# Information supplied
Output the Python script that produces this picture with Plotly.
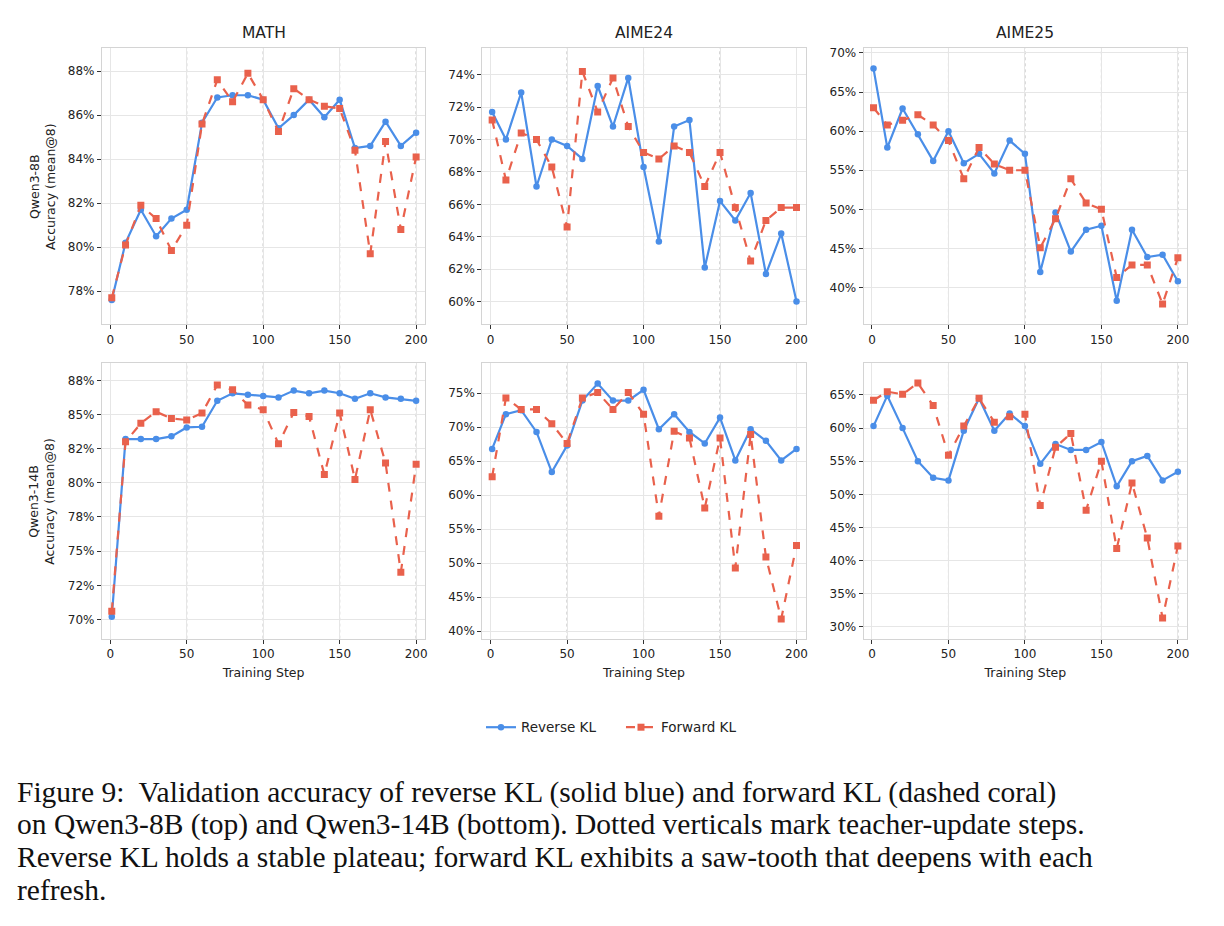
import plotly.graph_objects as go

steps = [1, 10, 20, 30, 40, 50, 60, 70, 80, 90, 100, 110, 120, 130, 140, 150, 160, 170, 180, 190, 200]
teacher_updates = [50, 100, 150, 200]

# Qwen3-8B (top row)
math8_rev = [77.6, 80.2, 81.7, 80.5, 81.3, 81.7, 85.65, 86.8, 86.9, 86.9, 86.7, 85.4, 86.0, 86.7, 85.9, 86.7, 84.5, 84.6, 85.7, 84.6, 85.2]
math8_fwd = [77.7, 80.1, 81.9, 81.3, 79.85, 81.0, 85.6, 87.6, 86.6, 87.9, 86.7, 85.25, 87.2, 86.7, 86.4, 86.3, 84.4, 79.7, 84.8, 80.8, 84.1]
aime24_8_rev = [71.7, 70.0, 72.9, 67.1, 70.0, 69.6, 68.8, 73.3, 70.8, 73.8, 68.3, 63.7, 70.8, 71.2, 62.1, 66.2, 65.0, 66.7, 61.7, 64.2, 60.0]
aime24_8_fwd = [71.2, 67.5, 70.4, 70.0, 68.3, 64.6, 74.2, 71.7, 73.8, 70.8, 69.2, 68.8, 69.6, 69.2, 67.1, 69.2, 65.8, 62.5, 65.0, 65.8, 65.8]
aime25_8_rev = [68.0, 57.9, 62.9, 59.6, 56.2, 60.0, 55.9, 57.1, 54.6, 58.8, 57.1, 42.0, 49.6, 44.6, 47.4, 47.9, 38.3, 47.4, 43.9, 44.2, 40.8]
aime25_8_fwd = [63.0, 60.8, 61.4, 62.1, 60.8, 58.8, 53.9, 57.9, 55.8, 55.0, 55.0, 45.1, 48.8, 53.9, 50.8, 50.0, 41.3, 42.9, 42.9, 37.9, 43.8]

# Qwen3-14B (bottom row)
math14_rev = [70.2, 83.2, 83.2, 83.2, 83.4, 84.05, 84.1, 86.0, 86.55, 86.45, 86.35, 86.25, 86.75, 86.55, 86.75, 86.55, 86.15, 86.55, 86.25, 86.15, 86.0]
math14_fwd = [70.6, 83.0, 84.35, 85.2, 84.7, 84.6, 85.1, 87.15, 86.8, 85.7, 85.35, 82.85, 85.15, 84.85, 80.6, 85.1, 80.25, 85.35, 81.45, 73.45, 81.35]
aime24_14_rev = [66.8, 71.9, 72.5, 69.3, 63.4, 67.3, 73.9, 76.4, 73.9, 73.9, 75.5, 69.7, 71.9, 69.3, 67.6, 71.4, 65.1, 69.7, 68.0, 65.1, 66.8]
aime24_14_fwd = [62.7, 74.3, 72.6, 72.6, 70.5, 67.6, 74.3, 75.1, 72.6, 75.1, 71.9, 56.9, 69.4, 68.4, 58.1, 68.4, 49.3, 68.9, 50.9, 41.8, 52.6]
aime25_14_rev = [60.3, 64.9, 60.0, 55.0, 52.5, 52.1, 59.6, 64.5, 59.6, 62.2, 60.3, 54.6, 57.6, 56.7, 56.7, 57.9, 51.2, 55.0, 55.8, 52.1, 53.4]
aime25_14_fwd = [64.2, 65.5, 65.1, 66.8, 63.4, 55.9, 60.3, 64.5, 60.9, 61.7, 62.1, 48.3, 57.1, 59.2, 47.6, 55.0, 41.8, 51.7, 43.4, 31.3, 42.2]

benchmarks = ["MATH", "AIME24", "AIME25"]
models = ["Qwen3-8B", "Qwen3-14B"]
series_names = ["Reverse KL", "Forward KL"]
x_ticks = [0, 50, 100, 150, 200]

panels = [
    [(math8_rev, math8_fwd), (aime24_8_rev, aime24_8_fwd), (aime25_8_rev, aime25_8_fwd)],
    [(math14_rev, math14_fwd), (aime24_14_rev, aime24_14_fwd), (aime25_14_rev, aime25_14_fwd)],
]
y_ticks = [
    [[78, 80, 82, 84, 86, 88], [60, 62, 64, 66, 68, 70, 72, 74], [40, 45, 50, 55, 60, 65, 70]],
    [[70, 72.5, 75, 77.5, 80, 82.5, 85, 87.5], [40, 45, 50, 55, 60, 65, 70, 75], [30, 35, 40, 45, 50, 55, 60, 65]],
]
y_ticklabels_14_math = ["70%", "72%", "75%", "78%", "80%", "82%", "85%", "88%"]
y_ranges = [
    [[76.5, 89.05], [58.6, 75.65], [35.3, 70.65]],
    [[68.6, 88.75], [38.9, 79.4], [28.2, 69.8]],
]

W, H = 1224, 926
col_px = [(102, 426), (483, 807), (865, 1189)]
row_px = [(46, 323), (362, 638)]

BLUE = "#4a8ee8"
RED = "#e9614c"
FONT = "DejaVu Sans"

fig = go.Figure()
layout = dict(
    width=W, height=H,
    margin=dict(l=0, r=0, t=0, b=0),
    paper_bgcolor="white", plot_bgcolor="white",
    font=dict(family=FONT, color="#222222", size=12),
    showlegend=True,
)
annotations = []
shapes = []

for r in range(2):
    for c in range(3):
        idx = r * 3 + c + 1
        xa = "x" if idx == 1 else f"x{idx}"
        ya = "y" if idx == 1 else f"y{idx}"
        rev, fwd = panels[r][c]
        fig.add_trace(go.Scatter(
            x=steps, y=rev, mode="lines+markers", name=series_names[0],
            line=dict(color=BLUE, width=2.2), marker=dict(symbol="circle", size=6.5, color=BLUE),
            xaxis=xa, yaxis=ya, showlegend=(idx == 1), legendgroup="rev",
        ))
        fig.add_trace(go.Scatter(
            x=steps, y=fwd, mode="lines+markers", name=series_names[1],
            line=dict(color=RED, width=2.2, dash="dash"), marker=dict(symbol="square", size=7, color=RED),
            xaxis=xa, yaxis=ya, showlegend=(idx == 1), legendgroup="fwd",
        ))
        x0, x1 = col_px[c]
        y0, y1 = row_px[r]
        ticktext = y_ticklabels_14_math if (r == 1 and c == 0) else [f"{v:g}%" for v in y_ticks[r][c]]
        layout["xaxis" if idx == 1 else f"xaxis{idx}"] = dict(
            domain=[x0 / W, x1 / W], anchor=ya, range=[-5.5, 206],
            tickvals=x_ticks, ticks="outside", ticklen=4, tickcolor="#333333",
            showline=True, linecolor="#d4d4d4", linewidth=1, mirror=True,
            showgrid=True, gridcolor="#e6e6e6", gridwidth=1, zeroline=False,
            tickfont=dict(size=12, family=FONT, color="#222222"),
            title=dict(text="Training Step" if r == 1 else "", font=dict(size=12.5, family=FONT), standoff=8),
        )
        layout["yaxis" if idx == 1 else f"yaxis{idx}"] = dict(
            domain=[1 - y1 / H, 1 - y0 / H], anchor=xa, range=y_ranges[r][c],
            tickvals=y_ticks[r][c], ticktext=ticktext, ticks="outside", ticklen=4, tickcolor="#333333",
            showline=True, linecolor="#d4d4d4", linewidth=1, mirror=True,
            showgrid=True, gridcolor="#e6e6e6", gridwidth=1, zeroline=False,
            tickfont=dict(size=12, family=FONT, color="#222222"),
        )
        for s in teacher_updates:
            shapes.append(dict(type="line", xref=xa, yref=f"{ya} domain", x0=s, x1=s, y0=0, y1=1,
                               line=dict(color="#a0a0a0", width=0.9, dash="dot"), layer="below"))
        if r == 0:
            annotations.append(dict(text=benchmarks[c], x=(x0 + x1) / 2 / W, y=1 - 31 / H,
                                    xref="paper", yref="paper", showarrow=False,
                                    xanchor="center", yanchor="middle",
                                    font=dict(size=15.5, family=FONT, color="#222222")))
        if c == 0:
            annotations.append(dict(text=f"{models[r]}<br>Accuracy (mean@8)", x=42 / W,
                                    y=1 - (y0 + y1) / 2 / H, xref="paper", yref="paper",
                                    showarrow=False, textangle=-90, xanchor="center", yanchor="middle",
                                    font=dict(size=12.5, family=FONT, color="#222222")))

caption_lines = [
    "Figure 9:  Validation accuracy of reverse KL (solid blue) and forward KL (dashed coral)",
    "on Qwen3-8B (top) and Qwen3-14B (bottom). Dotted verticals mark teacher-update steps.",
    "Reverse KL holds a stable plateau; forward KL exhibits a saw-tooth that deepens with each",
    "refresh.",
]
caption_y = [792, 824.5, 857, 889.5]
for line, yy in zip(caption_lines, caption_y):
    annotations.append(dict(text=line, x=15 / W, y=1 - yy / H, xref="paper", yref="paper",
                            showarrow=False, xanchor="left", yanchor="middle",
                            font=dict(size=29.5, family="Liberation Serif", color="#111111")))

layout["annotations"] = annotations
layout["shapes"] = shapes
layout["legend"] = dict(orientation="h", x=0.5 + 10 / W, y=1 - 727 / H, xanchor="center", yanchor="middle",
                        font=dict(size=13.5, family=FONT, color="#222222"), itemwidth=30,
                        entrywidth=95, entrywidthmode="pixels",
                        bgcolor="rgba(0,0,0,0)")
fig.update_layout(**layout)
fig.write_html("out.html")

# Request
Go from the first line of the data above to the line containing "42.9, 37.9, 43.8]" and retype exactly those lines, both included, but none of the pictures.

# Solution to this exercise
Output the Python script that produces this picture with Plotly.
import plotly.graph_objects as go

steps = [1, 10, 20, 30, 40, 50, 60, 70, 80, 90, 100, 110, 120, 130, 140, 150, 160, 170, 180, 190, 200]
teacher_updates = [50, 100, 150, 200]

# Qwen3-8B (top row)
math8_rev = [77.6, 80.2, 81.7, 80.5, 81.3, 81.7, 85.65, 86.8, 86.9, 86.9, 86.7, 85.4, 86.0, 86.7, 85.9, 86.7, 84.5, 84.6, 85.7, 84.6, 85.2]
math8_fwd = [77.7, 80.1, 81.9, 81.3, 79.85, 81.0, 85.6, 87.6, 86.6, 87.9, 86.7, 85.25, 87.2, 86.7, 86.4, 86.3, 84.4, 79.7, 84.8, 80.8, 84.1]
aime24_8_rev = [71.7, 70.0, 72.9, 67.1, 70.0, 69.6, 68.8, 73.3, 70.8, 73.8, 68.3, 63.7, 70.8, 71.2, 62.1, 66.2, 65.0, 66.7, 61.7, 64.2, 60.0]
aime24_8_fwd = [71.2, 67.5, 70.4, 70.0, 68.3, 64.6, 74.2, 71.7, 73.8, 70.8, 69.2, 68.8, 69.6, 69.2, 67.1, 69.2, 65.8, 62.5, 65.0, 65.8, 65.8]
aime25_8_rev = [68.0, 57.9, 62.9, 59.6, 56.2, 60.0, 55.9, 57.1, 54.6, 58.8, 57.1, 42.0, 49.6, 44.6, 47.4, 47.9, 38.3, 47.4, 43.9, 44.2, 40.8]
aime25_8_fwd = [63.0, 60.8, 61.4, 62.1, 60.8, 58.8, 53.9, 57.9, 55.8, 55.0, 55.0, 45.1, 48.8, 53.9, 50.8, 50.0, 41.3, 42.9, 42.9, 37.9, 43.8]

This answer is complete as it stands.